What is asked: From the listing below, copy only the lines running from the line that contains "Clone this diagram in TikZ." to the line that contains "(0,0) rectangle (1110,-752);", both included.
_ _ _ _ _ _ _
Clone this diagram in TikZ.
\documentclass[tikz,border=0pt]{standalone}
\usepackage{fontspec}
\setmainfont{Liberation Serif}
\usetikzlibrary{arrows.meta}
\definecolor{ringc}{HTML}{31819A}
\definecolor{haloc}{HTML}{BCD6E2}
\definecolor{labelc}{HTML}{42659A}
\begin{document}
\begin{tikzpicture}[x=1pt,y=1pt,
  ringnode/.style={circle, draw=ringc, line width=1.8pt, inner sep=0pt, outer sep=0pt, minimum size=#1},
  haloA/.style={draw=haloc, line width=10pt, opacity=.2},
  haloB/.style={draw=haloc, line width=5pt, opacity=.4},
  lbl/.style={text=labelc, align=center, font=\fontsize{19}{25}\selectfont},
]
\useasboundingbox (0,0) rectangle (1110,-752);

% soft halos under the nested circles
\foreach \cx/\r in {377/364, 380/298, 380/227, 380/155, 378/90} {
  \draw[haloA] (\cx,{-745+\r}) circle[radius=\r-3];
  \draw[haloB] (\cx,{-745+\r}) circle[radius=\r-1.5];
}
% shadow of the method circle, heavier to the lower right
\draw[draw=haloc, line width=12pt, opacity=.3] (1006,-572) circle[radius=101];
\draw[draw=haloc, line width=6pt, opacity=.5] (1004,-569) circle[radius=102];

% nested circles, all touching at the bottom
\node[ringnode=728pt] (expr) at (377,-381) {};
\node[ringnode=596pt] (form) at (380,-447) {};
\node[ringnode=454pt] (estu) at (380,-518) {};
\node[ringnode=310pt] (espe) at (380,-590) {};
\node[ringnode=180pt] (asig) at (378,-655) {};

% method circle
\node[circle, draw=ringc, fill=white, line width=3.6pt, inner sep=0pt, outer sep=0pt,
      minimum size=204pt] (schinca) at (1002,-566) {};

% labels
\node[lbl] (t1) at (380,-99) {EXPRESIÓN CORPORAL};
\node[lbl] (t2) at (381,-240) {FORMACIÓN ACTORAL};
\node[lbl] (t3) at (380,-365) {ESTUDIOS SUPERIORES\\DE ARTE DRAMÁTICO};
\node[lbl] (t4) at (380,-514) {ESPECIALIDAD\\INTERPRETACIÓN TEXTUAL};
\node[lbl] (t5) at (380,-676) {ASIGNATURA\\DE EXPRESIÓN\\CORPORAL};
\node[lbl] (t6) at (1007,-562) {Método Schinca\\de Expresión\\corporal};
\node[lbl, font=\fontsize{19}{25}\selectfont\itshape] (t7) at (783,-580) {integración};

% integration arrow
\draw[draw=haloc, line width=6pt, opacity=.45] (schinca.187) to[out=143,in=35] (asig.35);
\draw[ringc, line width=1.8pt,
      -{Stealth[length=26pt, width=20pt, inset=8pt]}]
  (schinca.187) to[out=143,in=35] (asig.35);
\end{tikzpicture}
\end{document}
_ _ _ _ _ _ _
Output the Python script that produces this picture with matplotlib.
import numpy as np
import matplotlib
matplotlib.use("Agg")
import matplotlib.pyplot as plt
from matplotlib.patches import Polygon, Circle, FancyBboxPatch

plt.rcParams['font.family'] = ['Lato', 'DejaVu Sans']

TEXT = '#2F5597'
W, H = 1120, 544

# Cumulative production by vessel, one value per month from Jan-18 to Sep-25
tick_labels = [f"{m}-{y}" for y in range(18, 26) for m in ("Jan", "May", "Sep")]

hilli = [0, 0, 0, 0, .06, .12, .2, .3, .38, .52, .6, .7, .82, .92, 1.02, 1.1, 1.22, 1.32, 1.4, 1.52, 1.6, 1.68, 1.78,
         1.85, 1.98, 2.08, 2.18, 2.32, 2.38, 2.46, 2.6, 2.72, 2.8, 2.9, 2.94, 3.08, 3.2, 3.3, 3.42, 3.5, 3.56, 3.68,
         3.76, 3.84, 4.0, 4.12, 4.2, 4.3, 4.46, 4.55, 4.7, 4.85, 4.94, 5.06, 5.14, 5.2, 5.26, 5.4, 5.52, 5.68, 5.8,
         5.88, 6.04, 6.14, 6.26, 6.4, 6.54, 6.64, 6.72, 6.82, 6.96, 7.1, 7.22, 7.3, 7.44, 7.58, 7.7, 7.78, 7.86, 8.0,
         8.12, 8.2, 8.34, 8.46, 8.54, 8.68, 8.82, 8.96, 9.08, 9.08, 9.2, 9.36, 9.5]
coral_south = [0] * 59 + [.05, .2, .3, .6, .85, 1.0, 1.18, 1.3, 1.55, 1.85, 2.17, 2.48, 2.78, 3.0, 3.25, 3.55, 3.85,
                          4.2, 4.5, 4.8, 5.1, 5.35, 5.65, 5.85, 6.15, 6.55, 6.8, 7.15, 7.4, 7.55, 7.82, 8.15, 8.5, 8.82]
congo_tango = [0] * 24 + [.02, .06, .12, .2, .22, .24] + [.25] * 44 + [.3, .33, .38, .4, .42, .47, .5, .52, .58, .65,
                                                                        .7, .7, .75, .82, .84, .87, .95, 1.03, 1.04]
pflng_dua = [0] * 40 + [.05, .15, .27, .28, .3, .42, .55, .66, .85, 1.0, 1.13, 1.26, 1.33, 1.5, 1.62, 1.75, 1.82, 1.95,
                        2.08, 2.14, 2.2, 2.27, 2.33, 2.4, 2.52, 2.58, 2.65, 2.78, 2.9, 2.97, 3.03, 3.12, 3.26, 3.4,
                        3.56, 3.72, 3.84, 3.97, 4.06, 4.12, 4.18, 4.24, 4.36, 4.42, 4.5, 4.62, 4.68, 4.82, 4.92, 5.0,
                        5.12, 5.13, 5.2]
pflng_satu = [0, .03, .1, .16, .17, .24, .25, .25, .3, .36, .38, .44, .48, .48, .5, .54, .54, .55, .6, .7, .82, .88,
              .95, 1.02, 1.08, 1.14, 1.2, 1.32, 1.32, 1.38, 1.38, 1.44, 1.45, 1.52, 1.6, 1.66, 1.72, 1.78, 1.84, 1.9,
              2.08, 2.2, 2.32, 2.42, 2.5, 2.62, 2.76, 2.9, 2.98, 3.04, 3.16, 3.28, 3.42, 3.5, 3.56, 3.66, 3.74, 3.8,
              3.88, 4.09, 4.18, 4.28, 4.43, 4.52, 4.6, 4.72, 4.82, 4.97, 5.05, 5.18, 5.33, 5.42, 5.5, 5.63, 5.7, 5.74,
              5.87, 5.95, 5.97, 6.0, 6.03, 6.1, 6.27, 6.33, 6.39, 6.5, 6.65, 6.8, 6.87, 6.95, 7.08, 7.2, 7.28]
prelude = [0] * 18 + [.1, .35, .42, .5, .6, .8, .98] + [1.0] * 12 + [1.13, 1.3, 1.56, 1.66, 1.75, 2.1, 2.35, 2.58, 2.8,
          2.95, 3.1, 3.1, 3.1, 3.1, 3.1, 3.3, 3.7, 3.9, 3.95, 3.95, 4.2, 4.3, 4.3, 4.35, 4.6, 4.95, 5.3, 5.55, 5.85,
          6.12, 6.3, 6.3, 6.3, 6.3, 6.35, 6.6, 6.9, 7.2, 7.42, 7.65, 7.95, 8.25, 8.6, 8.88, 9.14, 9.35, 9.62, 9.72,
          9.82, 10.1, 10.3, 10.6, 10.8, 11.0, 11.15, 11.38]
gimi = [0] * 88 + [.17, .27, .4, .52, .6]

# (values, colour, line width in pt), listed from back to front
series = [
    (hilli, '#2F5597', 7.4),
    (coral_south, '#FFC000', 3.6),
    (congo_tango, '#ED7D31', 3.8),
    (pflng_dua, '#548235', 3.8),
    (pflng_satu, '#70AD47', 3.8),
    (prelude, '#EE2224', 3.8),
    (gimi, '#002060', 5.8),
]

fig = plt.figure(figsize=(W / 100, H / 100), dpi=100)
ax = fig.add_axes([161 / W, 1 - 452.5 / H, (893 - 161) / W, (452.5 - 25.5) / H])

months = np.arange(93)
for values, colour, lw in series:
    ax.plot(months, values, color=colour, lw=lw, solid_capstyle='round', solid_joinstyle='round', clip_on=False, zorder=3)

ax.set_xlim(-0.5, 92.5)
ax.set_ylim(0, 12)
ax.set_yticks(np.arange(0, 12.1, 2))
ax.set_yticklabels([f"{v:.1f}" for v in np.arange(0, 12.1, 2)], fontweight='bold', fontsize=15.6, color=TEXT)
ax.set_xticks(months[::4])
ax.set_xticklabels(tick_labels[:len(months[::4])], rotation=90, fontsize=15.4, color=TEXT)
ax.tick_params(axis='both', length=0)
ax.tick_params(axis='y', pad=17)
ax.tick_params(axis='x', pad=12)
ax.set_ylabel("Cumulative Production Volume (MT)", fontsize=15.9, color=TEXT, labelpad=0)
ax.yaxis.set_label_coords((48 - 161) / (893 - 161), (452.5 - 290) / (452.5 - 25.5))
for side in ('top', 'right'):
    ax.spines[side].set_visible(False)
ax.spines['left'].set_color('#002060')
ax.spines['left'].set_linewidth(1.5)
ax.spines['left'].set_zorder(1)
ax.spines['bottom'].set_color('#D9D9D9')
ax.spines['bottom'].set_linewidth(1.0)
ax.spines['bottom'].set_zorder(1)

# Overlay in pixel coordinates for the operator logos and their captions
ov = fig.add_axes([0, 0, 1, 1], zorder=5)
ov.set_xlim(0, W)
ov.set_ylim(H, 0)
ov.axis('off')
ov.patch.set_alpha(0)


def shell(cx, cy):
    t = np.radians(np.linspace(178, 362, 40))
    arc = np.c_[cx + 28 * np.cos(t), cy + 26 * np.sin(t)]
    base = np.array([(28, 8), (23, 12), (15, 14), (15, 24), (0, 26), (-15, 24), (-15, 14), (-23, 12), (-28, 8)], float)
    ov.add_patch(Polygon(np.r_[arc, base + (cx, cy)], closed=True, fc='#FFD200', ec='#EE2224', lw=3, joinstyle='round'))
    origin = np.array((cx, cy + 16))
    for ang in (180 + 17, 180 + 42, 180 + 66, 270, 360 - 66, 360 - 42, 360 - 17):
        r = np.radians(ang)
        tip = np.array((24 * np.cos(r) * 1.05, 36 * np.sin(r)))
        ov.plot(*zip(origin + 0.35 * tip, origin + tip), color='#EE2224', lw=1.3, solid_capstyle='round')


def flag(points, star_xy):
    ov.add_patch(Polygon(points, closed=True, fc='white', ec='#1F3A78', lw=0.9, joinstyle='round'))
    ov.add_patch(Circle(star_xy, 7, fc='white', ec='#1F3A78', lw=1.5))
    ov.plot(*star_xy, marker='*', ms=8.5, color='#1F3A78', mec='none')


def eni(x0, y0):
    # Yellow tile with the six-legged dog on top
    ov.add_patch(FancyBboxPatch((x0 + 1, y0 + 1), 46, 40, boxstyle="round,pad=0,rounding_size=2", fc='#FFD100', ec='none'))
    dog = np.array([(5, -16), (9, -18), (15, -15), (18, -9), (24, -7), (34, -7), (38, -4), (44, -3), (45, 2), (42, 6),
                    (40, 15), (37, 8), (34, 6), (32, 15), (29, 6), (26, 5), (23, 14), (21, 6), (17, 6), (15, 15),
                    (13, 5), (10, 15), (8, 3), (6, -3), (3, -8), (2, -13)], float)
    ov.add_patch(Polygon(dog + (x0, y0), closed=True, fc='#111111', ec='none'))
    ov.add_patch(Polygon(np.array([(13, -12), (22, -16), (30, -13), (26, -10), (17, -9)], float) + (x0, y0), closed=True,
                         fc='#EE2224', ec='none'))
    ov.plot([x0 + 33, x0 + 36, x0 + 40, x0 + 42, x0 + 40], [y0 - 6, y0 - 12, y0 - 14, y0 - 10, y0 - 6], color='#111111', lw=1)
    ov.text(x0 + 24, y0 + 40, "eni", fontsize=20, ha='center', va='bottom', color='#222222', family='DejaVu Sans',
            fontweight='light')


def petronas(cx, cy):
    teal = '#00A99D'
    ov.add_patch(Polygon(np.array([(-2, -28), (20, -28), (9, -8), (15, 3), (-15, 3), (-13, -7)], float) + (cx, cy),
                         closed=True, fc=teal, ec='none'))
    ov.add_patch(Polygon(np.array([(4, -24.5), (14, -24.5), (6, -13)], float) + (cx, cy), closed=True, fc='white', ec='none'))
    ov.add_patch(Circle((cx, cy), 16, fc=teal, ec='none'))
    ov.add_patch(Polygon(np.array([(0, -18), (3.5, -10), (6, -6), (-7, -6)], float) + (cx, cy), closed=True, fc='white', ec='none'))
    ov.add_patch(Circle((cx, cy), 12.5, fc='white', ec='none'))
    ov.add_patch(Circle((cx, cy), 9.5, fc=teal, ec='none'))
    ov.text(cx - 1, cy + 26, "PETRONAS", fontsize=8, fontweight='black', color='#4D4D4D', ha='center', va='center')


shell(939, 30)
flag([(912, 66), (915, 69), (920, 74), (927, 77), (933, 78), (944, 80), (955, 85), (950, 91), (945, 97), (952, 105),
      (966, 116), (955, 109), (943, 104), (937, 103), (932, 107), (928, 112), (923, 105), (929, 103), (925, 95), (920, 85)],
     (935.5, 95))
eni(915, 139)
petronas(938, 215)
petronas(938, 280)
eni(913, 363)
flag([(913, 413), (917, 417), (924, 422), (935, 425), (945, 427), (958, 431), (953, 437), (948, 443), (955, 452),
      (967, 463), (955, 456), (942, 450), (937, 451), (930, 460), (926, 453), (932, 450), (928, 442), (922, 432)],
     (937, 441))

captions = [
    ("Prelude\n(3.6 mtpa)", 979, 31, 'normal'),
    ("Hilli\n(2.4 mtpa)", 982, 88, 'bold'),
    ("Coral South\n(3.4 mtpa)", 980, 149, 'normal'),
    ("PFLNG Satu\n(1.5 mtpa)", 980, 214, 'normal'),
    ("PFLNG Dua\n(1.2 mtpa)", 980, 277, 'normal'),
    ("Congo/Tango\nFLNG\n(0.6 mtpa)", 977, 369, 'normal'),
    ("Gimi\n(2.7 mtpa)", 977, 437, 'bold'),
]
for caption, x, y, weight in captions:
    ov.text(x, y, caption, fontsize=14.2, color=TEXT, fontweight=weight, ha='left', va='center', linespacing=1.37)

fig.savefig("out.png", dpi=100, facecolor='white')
_ _ _ _ _ _ _
Reply:
Clone this diagram in TikZ.
\documentclass[tikz,border=0pt]{standalone}
\usepackage{fontspec}
\setmainfont{Liberation Serif}
\usetikzlibrary{arrows.meta}
\definecolor{ringc}{HTML}{31819A}
\definecolor{haloc}{HTML}{BCD6E2}
\definecolor{labelc}{HTML}{42659A}
\begin{document}
\begin{tikzpicture}[x=1pt,y=1pt,
  ringnode/.style={circle, draw=ringc, line width=1.8pt, inner sep=0pt, outer sep=0pt, minimum size=#1},
  haloA/.style={draw=haloc, line width=10pt, opacity=.2},
  haloB/.style={draw=haloc, line width=5pt, opacity=.4},
  lbl/.style={text=labelc, align=center, font=\fontsize{19}{25}\selectfont},
]
\useasboundingbox (0,0) rectangle (1110,-752);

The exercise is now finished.